Hello everyone,
I was looking for some rules in the forum to add to my checklist in xbench to facilitate my work with PTBR.
I am still missing some important rules and wondered if anyone could help me.
I need to check that there are only straight quotes on the target, that a slash has no spaces around it and that there are spaces around an en-dash only when it is between text, not numbers.
For this last one, I already tested a rule that checks that an en-dash has no spaces between numbers and it works, but I cannot get my head around making it work the other way.
Thanks a lot for your attention and patience, and I sorry for starting off with a huge request.
All the best to everyone.
Thank you so much for your help. I have been doing some experimenting in my spare time but your regex is way more efficient. I just tested the one for the quotes and it has been working great. I added some more styles just to be safe and I’m going to check the other rules next.

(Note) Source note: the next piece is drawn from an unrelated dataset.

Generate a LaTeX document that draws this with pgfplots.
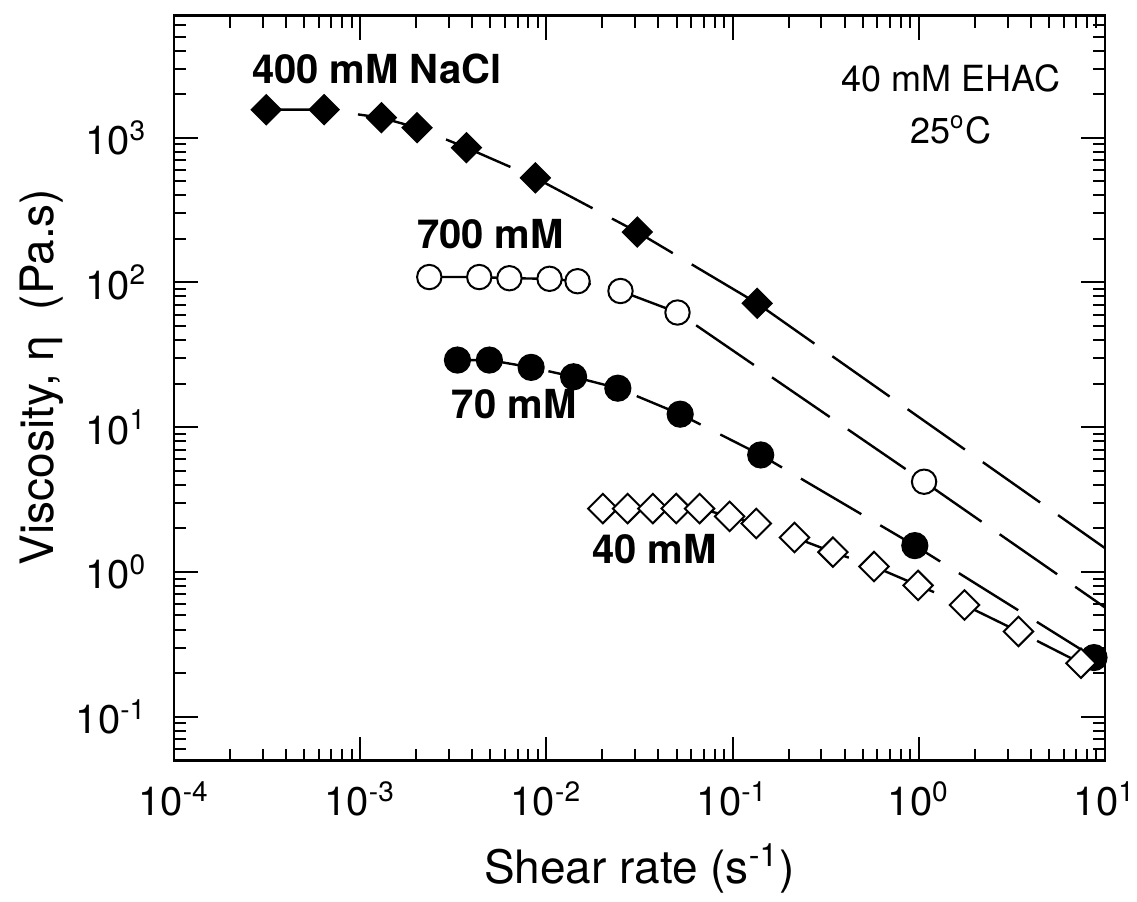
\documentclass[border=0pt]{standalone}
\usepackage{fontspec}
\setmainfont{TeX Gyre Heros}
\usepackage{pgfplots}
\pgfplotsset{compat=1.18}

% one pixel of the reference is taken as 0.25pt
\pgfplotsset{
  curve/.style={black, line width=0.6pt, dash pattern=on 17.5pt off 5.5pt},
  fdiam/.style={curve, mark=square*, mark size=2.55pt,
    mark options={solid, rotate=45, fill=black, line width=0.5pt}},
  odiam/.style={curve, mark=square*, mark size=2.6pt,
    mark options={solid, rotate=45, fill=white, line width=0.5pt}},
  fcirc/.style={curve, mark=*, mark size=3.15pt,
    mark options={solid, fill=black, line width=0.5pt}},
  ocirc/.style={curve, mark=*, mark size=3.05pt,
    mark options={solid, fill=white, line width=0.5pt}},
}
\tikzset{lab/.style={font=\bfseries\fontsize{10}{12}\selectfont, inner sep=0pt, anchor=west}}

\begin{document}
\begin{tikzpicture}
\begin{axis}[
  name=ax,
  xmode=log, ymode=log,
  scale only axis,
  width=232.75pt, height=186.25pt,
  xmin=1e-4, xmax=10,
  ymin=0.0497, ymax=6980,
  xtick={1e-4,1e-3,1e-2,1e-1,1,10},
  xticklabels={10\textsuperscript{-4},10\textsuperscript{-3},10\textsuperscript{-2},10\textsuperscript{-1},10\textsuperscript{0},10\textsuperscript{1}},
  ytick={0.1,1,10,100,1000},
  yticklabels={10\textsuperscript{-1},10\textsuperscript{0},10\textsuperscript{1},10\textsuperscript{2},10\textsuperscript{3}},
  minor xtick={2e-4,3e-4,4e-4,5e-4,6e-4,7e-4,8e-4,9e-4,
    2e-3,3e-3,4e-3,5e-3,6e-3,7e-3,8e-3,9e-3,
    0.02,0.03,0.04,0.05,0.06,0.07,0.08,0.09,
    0.2,0.3,0.4,0.5,0.6,0.7,0.8,0.9,
    2,3,4,5,6,7,8,9},
  minor ytick={0.05,0.06,0.07,0.08,0.09,
    0.2,0.3,0.4,0.5,0.6,0.7,0.8,0.9,
    2,3,4,5,6,7,8,9,
    20,30,40,50,60,70,80,90,
    200,300,400,500,600,700,800,900,
    2000,3000,4000,5000,6000},
  tick align=inside,
  major tick length=6pt,
  minor tick length=3pt,
  axis line style={line width=0.65pt},
  every tick/.style={black, line width=0.5pt},
  tick label style={font=\fontsize{10}{12}\selectfont, inner sep=0pt},
  xticklabel style={yshift=-5pt},
  yticklabel style={xshift=-6.5pt},
  label style={font=\fontsize{11.5}{13}\selectfont},
  xlabel={Shear rate (s\textsuperscript{-1})},
  ylabel={Viscosity, η\ \ (Pa.s)},
  xlabel style={at={(axis description cs:0.5,-0.165)}, anchor=base},
  ylabel style={at={(axis description cs:-0.1418,0.515)}, anchor=center},
]
% 400 mM NaCl
\addplot[fdiam] coordinates {
  (3.13e-4,1563) (6.40e-4,1563) (1.30e-3,1375) (2.02e-3,1173)
  (3.72e-3,853) (8.73e-3,528) (0.0308,223) (0.1355,71.8)};
\addplot[curve] coordinates {(0.1355,71.8) (10,1.46)};
% 700 mM
\addplot[ocirc] coordinates {
  (2.35e-3,109) (4.36e-3,109) (6.33e-3,107) (0.0104,106)
  (0.0147,102) (0.0250,87.3) (0.0506,62.0) (1.068,4.2)};
\addplot[curve] coordinates {(1.068,4.2) (10,0.568)};
% 70 mM
\addplot[fcirc] coordinates {
  (3.33e-3,29.1) (4.94e-3,29.1) (8.28e-3,25.9) (0.0140,22.3)
  (0.0242,18.6) (0.0523,12.3) (0.1416,6.43) (0.952,1.52) (8.73,0.256)};
% 40 mM
\addplot[odiam] coordinates {
  (0.0201,2.74) (0.0273,2.74) (0.0373,2.74) (0.0498,2.74) (0.0665,2.74)
  (0.0964,2.42) (0.134,2.16) (0.215,1.73) (0.346,1.37) (0.575,1.09)
  (0.991,0.807) (1.76,0.591) (3.43,0.388) (7.43,0.234)};

\node[lab] at (axis cs:2.6e-4,3000) {400 mM NaCl};
\node[lab] at (axis cs:2.0e-3,217) {700 mM};
\node[lab] at (axis cs:3.08e-3,14.4) {70 mM};
\node[lab] at (axis cs:0.01746,1.43) {40 mM};
\node[font=\fontsize{9}{11}\selectfont, inner sep=0pt] at (axis cs:1.486,2560) {40 mM EHAC};
\node[font=\fontsize{9}{11}\selectfont, inner sep=0pt] at (axis cs:1.486,1136) {25\textsuperscript{o}C};
\end{axis}
\pgfresetboundingbox
\path[use as bounding box] ([shift={(-43.5pt,-35.25pt)}]ax.south west)
  rectangle ([shift={(8pt,3.9pt)}]ax.north east);
\end{tikzpicture}
\end{document}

At first I was using [A-Za-z] for [:letters:] and | as OR, but from your syntax I suppose that was not the best way to go.
[:letter:] stands for any of the characters considered alphabetic in any language (Thai, Greek, Spanish, Russian, etc.) while [A-Za-z]does not include accented characters or language-specific characters.
That is very good to know, thanks a lot!
In case anyone is looking for similar rules, I tweaked the one for the slashes so it gets the segments WITH spaces around a slash: / ([[:space:]]/ OR /[[:space:]])
This one is also working very well so far.
Now, looking at the special sets in the documentation I came out with a couple of doubts.
I am not quite certain which set is most comprehensive, [:letterdigit:] or [:alphanum:]?
And how would I go about using [:letter:] but only for capitalized characters?
I was using this [A-Z], but as you taught me this is not the best choice.
[:letterdigit:] matches any character considered as alphabetic or numeric in any language. [:alphanum:]matches any character considered as alphabetic or numeric by the operating system under the current ANSI code page. For instance, if your operating system is in English, [:alphanum:] will not match Greek or Russian characters.
Regarding case-sensitive searches, it is necessary to use [A-Z] for uppercase letters and [a-z] for lowercase, and enable the Case Sensitive checkbox.
If the source or target language is not English but contains latin characters, it is necessary to add language-specific characters to the range of characters.
For instance, if you want to run a case-sensitive search in Spanish, your regular expression would be the following:
Uppercase: [A-ZÁÉÍÓÚÑÏÜ]
Lowercase: [a-záéíóúñïïü]
The following regular expression <[A-ZÁÉÍÓÚÑÏÜ][a-záéíóúñïïü]+>, with Case Sensitive checkbox enabled, will match words such as Caña and Camión but not caña or camión.